Today, N = 13.5 M BTC. BitPay currently processes ~1 million USD per day of payments; let's guess that V is ten times that, 10 M USD/day. Let's also guess T = 30 days. (Note, we are assuming that no one is hoarding, so that everybody passes the coins on as soon as pratical.) Then we get P = 10 * 30 / 13.6 = 22 USD.
You'd still have the issue of there being some hurdles to overcome before buying BTC to spend it on anything. On one hand, this is a disincentive to use BTC for transactions, on the other it is an incentive to 'hoard', as you put it, if you do prefer to use BTC for some purposes.
That aside, I think we can agree any tradeable asset will see some speculation. Looking at your formula, it occurs to me you might add two variables to account for this. One is the growth rate of the BTC price and another is the average speculator's patience - how long they're willing to wait for profits to reach their targets. Of course both are unknown and actually somewhat interlinked, so it's no wonder price discovery is a messy business.

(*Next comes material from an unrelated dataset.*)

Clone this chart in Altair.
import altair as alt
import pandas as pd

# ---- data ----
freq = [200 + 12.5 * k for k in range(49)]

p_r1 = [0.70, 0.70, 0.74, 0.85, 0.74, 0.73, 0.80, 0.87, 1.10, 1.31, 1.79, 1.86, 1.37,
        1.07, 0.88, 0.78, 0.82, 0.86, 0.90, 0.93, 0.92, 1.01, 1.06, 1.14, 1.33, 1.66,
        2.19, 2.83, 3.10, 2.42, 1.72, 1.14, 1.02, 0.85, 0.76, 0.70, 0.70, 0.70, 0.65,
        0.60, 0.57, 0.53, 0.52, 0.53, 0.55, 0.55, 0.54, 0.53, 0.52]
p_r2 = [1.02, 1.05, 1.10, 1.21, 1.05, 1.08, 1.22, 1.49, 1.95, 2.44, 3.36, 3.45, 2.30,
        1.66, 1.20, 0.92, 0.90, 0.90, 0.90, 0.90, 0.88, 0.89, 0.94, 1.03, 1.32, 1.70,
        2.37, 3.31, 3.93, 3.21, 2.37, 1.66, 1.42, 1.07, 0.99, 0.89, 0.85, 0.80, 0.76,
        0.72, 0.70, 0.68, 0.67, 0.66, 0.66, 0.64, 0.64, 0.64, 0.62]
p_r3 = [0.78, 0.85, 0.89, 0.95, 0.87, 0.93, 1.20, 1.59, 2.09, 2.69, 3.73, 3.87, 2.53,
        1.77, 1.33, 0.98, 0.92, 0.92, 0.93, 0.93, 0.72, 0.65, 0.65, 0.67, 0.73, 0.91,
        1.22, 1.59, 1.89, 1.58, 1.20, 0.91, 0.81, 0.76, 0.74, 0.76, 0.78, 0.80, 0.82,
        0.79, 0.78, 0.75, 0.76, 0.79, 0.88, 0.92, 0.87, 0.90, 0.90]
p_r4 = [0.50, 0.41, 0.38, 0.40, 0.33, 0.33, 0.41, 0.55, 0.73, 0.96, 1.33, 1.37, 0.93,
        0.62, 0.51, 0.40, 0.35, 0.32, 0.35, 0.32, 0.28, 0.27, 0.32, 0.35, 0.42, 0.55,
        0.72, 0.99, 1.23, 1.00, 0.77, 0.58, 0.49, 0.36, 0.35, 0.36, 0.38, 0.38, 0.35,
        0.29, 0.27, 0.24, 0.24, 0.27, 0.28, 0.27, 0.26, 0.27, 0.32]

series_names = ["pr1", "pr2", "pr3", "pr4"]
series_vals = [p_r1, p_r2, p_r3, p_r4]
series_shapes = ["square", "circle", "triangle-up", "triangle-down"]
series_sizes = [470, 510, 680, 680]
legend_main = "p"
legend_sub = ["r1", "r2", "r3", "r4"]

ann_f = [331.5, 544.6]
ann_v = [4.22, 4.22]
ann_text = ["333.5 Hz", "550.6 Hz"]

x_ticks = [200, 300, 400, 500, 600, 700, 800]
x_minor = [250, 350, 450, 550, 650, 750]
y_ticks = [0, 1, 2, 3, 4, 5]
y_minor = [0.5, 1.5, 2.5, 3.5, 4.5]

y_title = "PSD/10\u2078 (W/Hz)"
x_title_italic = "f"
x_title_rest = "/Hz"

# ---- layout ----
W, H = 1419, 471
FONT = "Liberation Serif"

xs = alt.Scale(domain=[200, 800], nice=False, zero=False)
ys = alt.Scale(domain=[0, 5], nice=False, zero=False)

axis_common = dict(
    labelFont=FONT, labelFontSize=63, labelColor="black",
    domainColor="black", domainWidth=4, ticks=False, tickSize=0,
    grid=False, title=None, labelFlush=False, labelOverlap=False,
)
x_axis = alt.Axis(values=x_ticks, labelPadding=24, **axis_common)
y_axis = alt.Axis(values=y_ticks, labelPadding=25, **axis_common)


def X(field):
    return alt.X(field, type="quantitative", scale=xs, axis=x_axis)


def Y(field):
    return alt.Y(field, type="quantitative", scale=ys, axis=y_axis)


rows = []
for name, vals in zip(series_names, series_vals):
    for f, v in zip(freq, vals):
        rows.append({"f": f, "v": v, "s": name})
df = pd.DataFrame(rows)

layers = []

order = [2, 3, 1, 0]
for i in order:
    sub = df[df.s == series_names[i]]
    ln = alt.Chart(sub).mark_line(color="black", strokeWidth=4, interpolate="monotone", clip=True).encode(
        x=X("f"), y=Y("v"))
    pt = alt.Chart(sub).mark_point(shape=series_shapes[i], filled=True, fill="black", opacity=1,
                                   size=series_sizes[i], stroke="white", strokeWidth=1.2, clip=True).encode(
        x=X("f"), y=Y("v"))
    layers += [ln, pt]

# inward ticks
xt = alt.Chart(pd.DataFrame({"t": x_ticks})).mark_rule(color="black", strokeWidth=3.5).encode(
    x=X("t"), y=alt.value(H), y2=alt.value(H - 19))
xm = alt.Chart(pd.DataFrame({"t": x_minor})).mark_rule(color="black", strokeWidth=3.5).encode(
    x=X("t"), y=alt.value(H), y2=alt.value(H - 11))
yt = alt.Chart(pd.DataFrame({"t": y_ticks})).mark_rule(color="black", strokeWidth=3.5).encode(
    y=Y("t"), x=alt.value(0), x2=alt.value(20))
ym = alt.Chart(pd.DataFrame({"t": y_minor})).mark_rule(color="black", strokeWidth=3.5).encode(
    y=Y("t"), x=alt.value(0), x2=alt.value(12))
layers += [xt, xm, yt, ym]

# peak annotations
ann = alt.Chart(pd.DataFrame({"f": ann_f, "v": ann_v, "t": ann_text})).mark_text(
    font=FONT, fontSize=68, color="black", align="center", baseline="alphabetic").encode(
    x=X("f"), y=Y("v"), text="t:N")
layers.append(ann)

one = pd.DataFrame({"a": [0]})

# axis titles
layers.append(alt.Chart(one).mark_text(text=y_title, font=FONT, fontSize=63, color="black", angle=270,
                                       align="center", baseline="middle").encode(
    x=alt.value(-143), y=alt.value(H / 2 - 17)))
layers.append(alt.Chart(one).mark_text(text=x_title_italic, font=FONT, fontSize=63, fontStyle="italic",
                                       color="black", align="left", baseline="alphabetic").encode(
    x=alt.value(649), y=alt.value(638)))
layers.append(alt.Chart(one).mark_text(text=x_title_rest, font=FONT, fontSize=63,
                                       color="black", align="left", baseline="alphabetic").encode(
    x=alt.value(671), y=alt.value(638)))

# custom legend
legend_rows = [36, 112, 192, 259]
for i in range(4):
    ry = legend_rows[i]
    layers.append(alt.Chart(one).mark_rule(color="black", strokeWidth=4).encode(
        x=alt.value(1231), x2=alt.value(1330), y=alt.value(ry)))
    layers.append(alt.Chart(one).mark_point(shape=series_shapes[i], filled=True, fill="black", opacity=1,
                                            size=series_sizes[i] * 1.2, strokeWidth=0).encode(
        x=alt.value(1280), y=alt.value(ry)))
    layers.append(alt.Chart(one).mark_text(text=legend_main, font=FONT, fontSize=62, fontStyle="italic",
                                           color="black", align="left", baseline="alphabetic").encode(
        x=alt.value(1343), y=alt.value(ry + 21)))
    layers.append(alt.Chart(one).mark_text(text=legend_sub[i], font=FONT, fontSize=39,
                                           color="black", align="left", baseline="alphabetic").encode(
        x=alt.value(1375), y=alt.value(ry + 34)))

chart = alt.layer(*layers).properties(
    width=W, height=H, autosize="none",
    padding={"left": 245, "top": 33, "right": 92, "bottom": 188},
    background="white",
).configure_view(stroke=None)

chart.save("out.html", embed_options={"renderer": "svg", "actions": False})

Hm, I suppose that a model that included speculation would have to be much more complicated. Right now, for example, we would need to know how many BTC have been last purchased at each price level, which I don't see how to get (see discussion a couple of pages ago), and then develop a stochastic model for the decisions of the typical investor. These decisions in turn may have to depend on the past price history. (I believe that the market as a whole only cares about the current price, but some individual traders believe in TA.)